__WHAT NEEDS TO BE DONE__
Leave out all pictures. Return exactly the lines from the top of the material through the line containing "5000, 6000, 7000];".

[Begin PROVIDED DATA]

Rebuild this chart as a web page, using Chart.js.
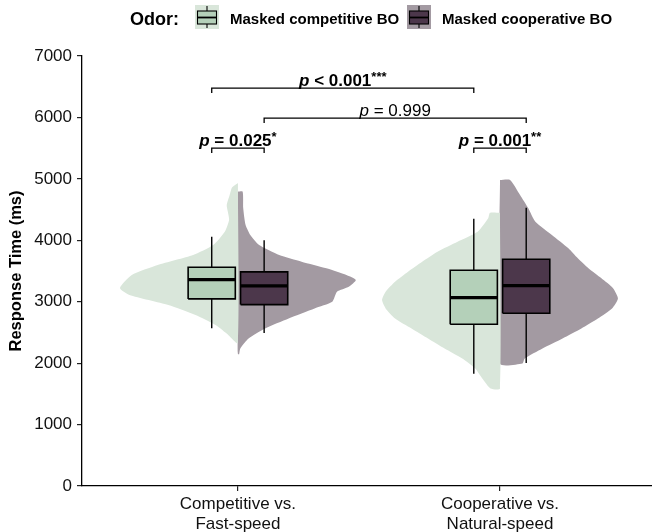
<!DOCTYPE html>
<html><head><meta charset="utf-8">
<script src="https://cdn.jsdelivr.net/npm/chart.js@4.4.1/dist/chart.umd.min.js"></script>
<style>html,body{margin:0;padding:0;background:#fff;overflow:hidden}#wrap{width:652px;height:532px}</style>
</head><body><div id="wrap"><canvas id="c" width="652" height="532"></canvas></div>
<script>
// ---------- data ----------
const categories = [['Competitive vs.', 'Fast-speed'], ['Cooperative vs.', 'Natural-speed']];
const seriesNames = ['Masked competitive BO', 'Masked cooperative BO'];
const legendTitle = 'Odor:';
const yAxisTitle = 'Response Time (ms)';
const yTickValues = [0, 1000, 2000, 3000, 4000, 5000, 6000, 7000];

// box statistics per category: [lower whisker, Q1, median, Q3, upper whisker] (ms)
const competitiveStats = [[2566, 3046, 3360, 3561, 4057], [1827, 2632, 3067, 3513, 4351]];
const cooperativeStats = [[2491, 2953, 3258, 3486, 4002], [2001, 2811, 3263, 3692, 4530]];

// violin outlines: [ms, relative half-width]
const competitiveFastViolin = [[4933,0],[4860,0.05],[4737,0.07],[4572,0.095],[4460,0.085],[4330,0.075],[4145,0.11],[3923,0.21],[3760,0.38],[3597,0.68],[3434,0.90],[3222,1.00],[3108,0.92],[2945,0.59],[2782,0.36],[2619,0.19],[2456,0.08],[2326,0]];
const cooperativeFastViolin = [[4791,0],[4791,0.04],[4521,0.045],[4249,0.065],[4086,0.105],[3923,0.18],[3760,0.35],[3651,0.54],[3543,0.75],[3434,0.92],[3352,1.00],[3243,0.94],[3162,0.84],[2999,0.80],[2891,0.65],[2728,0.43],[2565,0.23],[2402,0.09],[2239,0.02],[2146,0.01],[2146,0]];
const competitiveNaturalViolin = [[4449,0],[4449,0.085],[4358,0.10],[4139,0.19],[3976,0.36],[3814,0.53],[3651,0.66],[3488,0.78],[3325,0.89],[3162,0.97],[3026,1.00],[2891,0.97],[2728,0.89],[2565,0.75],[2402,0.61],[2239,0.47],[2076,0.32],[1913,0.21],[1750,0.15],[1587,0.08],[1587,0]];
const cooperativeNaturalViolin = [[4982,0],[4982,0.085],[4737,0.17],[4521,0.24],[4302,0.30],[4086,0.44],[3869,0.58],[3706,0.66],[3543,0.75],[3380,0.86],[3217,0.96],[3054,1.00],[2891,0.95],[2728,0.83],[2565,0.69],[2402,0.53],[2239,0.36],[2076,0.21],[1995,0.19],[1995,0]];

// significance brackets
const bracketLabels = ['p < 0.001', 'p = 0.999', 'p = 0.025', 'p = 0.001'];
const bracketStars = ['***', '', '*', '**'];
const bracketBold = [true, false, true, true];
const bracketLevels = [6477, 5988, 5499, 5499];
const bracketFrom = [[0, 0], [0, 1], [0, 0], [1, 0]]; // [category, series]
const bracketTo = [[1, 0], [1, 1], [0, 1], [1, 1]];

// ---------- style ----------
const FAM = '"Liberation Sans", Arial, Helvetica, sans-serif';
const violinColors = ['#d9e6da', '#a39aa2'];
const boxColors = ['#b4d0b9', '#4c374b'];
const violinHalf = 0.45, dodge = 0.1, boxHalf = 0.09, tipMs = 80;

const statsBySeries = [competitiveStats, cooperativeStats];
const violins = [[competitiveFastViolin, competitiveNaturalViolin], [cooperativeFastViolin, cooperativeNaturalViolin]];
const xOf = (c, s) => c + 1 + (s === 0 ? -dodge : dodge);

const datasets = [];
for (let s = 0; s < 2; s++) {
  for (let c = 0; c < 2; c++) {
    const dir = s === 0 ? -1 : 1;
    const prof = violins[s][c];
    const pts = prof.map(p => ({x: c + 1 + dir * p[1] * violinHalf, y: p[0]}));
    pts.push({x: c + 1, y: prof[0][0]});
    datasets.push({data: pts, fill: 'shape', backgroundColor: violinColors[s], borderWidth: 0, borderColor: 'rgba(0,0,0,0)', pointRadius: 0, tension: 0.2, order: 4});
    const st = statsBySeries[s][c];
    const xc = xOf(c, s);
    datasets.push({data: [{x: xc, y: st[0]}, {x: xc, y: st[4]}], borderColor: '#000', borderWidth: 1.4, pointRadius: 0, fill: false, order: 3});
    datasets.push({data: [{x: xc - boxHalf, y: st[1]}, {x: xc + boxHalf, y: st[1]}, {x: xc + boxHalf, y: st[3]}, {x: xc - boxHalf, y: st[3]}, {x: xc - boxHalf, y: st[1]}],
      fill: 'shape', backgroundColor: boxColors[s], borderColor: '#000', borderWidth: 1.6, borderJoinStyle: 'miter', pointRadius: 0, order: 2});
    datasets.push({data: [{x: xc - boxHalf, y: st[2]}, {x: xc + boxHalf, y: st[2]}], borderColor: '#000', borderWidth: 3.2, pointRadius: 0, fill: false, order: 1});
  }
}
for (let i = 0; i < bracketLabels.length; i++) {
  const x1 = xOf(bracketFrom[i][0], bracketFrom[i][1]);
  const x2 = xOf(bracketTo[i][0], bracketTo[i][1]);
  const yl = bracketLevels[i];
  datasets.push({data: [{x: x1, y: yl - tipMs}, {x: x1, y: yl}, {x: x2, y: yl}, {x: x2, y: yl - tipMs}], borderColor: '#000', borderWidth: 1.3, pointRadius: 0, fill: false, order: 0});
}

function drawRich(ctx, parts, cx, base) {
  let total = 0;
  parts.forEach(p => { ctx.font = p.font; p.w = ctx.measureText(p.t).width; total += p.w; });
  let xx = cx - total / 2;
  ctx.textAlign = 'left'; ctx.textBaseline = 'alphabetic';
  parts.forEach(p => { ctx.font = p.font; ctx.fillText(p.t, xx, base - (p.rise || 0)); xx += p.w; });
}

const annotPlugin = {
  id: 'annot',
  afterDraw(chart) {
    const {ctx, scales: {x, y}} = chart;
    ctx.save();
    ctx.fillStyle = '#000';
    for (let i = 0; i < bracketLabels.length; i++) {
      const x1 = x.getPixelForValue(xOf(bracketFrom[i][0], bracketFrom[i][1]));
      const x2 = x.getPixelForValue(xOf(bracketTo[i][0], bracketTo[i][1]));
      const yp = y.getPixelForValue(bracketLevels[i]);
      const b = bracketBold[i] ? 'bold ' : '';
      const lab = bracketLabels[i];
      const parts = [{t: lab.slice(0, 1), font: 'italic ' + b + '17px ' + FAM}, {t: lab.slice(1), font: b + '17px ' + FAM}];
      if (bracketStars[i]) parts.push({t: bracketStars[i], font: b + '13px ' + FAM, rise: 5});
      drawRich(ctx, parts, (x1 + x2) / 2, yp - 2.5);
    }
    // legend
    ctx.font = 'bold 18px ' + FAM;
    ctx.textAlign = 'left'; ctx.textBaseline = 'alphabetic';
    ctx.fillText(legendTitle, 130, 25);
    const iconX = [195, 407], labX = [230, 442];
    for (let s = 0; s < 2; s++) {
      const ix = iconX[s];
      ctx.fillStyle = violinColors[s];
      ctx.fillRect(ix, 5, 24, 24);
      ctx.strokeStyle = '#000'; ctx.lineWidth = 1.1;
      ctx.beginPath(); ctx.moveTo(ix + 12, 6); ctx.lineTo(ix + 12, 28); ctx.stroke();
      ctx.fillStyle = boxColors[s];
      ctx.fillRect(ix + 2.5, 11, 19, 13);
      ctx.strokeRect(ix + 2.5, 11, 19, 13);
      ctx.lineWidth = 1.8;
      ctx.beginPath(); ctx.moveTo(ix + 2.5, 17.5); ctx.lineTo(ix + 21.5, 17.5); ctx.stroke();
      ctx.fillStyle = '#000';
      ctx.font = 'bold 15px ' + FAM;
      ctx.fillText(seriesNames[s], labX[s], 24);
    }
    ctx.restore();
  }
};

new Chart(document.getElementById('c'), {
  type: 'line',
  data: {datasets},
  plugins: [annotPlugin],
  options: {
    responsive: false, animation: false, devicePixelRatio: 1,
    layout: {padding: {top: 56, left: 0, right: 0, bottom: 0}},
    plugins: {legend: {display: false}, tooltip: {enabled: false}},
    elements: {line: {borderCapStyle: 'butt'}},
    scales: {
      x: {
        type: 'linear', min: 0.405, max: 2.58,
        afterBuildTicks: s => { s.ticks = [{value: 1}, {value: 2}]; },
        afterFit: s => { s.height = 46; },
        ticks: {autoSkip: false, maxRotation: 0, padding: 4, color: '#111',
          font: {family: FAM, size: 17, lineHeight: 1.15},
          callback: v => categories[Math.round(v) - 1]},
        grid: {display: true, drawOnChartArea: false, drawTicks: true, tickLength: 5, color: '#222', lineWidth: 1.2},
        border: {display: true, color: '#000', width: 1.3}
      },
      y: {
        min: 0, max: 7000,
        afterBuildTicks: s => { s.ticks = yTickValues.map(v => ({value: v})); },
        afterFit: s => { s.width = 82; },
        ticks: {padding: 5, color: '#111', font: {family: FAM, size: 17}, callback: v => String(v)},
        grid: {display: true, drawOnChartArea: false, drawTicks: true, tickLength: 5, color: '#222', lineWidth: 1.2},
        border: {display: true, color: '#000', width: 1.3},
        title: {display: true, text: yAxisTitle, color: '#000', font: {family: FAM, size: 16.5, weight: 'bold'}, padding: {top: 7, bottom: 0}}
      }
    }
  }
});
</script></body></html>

[End PROVIDED DATA]

__ANSWER TO THIS EXERCISE__
Rebuild this chart as a web page, using Chart.js.
<!DOCTYPE html>
<html><head><meta charset="utf-8">
<script src="https://cdn.jsdelivr.net/npm/chart.js@4.4.1/dist/chart.umd.min.js"></script>
<style>html,body{margin:0;padding:0;background:#fff;overflow:hidden}#wrap{width:652px;height:532px}</style>
</head><body><div id="wrap"><canvas id="c" width="652" height="532"></canvas></div>
<script>
// ---------- data ----------
const categories = [['Competitive vs.', 'Fast-speed'], ['Cooperative vs.', 'Natural-speed']];
const seriesNames = ['Masked competitive BO', 'Masked cooperative BO'];
const legendTitle = 'Odor:';
const yAxisTitle = 'Response Time (ms)';
const yTickValues = [0, 1000, 2000, 3000, 4000, 5000, 6000, 7000];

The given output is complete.